Problem description:
Check every line of the material below for the string "this", and return the ones that have it.

Information shown:
______
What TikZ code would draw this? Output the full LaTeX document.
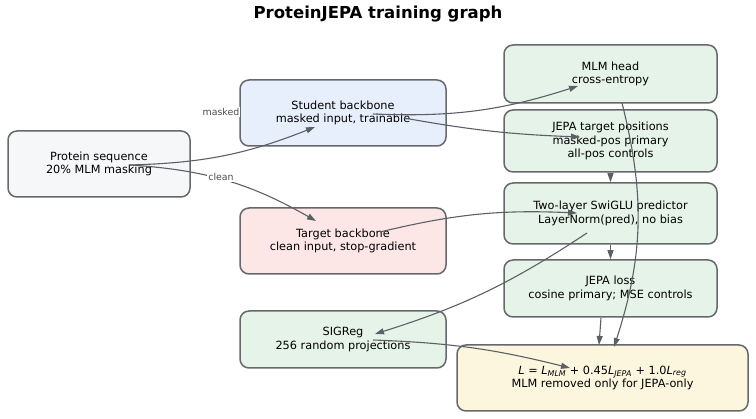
______
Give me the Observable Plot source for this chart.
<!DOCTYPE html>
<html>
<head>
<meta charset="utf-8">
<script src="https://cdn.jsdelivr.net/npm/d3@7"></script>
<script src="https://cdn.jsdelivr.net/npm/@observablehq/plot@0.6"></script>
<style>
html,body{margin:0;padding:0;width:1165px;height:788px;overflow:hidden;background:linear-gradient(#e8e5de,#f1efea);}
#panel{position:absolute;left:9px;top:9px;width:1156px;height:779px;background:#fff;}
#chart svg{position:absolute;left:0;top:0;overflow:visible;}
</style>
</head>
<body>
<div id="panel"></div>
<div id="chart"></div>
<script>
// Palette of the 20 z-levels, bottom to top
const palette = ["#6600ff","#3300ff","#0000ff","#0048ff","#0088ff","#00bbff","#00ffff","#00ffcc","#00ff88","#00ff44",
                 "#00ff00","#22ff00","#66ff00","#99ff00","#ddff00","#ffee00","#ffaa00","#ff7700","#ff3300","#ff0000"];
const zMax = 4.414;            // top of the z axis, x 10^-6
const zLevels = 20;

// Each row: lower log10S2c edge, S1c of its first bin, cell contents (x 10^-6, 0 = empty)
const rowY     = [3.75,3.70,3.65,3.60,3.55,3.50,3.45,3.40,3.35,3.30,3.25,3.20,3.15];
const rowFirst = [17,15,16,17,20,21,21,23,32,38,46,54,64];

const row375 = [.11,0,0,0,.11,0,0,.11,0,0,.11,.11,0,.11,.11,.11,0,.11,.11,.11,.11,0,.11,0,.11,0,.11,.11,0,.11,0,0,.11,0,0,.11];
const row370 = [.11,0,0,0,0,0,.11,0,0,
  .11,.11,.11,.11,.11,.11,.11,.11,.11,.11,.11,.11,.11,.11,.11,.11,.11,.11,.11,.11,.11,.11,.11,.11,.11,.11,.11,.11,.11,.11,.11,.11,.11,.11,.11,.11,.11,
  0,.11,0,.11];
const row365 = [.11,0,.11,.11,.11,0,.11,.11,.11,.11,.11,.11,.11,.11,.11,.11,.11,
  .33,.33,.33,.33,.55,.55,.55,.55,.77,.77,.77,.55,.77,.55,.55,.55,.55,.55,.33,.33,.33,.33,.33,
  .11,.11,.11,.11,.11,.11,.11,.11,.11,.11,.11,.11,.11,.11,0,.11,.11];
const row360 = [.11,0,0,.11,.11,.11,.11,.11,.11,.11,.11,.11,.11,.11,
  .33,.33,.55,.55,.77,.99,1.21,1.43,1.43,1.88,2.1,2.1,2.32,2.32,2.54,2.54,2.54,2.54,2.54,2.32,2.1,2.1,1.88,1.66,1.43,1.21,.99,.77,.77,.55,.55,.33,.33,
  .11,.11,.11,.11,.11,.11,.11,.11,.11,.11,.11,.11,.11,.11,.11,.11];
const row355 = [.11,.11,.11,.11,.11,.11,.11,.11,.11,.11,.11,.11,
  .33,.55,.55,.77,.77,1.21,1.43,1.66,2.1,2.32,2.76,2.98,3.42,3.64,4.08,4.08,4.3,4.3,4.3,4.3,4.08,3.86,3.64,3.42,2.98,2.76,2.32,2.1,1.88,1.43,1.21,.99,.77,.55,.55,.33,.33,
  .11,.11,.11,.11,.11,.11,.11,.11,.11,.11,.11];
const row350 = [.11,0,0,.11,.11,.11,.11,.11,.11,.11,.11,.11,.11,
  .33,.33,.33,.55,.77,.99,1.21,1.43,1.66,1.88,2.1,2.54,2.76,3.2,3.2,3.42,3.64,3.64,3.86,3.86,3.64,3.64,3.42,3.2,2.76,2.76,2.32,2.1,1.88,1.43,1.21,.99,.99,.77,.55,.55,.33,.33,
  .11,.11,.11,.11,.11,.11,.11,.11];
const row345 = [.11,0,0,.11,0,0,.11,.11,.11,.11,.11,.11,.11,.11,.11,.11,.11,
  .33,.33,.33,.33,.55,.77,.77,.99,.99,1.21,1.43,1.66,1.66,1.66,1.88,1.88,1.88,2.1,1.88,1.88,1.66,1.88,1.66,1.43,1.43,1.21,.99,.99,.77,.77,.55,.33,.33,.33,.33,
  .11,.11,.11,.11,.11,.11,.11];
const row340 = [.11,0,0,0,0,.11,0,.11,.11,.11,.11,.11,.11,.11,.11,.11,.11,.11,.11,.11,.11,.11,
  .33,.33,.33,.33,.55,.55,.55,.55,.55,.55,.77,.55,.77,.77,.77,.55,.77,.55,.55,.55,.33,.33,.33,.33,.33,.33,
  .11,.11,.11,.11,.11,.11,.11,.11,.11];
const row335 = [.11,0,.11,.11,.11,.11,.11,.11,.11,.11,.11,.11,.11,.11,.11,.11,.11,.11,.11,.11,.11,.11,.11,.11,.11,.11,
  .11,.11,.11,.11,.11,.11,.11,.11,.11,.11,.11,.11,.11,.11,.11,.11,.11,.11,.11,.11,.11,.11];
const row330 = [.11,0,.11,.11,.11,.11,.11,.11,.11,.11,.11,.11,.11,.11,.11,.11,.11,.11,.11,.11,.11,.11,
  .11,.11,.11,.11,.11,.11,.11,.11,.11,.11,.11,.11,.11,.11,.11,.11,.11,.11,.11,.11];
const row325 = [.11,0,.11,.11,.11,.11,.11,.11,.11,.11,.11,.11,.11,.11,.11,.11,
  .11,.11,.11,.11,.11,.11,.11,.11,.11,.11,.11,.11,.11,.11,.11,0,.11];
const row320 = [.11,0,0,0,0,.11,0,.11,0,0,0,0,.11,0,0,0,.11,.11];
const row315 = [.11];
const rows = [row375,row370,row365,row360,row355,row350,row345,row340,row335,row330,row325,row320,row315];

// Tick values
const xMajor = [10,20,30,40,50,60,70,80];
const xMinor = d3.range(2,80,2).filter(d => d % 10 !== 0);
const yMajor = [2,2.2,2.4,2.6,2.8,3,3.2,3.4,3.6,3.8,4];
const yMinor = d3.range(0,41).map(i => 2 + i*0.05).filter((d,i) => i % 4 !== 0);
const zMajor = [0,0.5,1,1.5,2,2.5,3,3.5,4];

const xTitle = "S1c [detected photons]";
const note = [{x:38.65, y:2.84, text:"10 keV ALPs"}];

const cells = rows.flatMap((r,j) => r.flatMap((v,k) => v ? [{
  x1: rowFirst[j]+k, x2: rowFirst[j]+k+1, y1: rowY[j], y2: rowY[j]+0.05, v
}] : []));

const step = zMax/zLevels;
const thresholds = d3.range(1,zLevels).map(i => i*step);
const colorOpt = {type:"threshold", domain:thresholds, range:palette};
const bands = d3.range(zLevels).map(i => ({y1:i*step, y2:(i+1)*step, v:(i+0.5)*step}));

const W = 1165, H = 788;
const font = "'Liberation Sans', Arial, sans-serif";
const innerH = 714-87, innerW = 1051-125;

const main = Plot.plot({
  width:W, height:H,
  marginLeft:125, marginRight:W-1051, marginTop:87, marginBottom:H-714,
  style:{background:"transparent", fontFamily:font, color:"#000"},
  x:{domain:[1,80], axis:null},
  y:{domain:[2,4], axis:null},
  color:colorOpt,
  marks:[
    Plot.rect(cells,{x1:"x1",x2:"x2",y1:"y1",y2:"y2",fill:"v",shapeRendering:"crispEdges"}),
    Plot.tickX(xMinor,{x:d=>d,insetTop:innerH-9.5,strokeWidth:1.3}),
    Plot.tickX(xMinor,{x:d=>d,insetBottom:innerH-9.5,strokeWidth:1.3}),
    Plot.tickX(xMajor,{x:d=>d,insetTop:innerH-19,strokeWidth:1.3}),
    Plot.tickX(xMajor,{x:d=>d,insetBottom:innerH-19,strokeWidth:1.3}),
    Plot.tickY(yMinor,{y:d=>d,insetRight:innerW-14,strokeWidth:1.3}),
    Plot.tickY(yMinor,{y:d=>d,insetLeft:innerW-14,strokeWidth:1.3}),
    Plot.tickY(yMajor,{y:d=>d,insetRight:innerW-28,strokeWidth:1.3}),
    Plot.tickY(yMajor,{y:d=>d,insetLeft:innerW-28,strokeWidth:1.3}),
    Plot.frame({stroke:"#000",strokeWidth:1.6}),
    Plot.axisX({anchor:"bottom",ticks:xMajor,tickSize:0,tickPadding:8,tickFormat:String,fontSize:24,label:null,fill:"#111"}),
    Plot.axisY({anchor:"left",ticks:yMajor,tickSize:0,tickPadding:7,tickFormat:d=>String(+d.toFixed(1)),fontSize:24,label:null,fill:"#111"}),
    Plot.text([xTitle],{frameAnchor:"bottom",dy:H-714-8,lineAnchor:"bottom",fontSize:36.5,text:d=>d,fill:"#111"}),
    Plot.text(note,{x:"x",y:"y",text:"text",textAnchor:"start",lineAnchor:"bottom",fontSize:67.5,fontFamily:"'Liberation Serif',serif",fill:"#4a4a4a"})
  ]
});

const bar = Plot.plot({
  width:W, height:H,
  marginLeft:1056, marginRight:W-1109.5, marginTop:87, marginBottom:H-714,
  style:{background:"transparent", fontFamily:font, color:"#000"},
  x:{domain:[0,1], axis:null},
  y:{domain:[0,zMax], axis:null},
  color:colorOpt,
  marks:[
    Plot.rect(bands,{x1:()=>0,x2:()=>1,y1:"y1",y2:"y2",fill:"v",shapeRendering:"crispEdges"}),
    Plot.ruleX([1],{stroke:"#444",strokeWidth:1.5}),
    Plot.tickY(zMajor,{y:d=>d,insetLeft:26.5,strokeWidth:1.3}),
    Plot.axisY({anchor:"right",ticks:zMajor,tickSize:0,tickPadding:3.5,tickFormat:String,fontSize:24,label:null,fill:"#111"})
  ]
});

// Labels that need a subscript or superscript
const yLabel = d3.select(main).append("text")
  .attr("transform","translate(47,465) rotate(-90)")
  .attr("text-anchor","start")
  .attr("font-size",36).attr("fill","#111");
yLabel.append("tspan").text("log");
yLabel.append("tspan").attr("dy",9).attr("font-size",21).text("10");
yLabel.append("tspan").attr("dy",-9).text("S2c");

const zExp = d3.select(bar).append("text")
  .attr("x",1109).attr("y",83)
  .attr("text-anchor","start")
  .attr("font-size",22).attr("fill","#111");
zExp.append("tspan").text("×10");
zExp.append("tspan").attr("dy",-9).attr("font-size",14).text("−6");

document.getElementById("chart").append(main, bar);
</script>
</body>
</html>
______
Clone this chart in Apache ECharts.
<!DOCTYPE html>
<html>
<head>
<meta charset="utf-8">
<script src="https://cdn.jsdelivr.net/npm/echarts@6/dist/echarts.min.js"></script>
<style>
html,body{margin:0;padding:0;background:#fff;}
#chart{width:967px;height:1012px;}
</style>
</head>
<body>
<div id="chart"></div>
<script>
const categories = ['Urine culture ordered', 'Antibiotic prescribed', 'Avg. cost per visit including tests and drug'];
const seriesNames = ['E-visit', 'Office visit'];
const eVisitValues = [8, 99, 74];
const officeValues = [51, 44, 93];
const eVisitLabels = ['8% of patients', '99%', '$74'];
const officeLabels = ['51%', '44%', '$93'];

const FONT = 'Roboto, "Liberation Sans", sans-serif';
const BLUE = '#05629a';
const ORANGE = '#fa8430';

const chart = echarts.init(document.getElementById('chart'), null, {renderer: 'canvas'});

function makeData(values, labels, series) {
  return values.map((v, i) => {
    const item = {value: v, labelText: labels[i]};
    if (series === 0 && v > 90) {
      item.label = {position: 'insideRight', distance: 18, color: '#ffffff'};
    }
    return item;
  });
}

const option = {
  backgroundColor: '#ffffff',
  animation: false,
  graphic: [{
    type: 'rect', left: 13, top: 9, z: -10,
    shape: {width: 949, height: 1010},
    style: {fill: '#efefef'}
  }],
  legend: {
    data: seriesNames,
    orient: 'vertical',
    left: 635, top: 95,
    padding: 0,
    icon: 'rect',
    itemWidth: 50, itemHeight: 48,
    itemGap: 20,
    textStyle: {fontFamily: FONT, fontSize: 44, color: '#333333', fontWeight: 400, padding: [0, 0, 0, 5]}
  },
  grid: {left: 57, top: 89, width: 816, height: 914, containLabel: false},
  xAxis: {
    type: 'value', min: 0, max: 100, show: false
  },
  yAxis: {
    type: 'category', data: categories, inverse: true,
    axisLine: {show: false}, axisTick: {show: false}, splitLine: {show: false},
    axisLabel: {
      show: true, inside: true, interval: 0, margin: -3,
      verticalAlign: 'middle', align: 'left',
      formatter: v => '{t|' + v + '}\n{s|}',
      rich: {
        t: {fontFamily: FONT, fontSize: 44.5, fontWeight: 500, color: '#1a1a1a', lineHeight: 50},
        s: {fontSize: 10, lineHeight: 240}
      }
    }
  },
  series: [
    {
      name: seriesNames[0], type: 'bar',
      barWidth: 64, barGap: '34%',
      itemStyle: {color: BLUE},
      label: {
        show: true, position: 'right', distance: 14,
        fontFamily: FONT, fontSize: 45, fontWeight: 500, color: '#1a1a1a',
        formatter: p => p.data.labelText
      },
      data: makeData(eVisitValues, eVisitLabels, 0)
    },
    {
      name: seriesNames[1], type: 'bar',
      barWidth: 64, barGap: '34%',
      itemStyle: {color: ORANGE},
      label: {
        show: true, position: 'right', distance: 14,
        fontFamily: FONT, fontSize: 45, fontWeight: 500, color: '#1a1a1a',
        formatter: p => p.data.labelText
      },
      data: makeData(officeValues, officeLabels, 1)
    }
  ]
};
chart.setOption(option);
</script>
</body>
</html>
______
Exercise solution:
What TikZ code would draw this? Output the full LaTeX document.
Give me the Observable Plot source for this chart.
Clone this chart in Apache ECharts.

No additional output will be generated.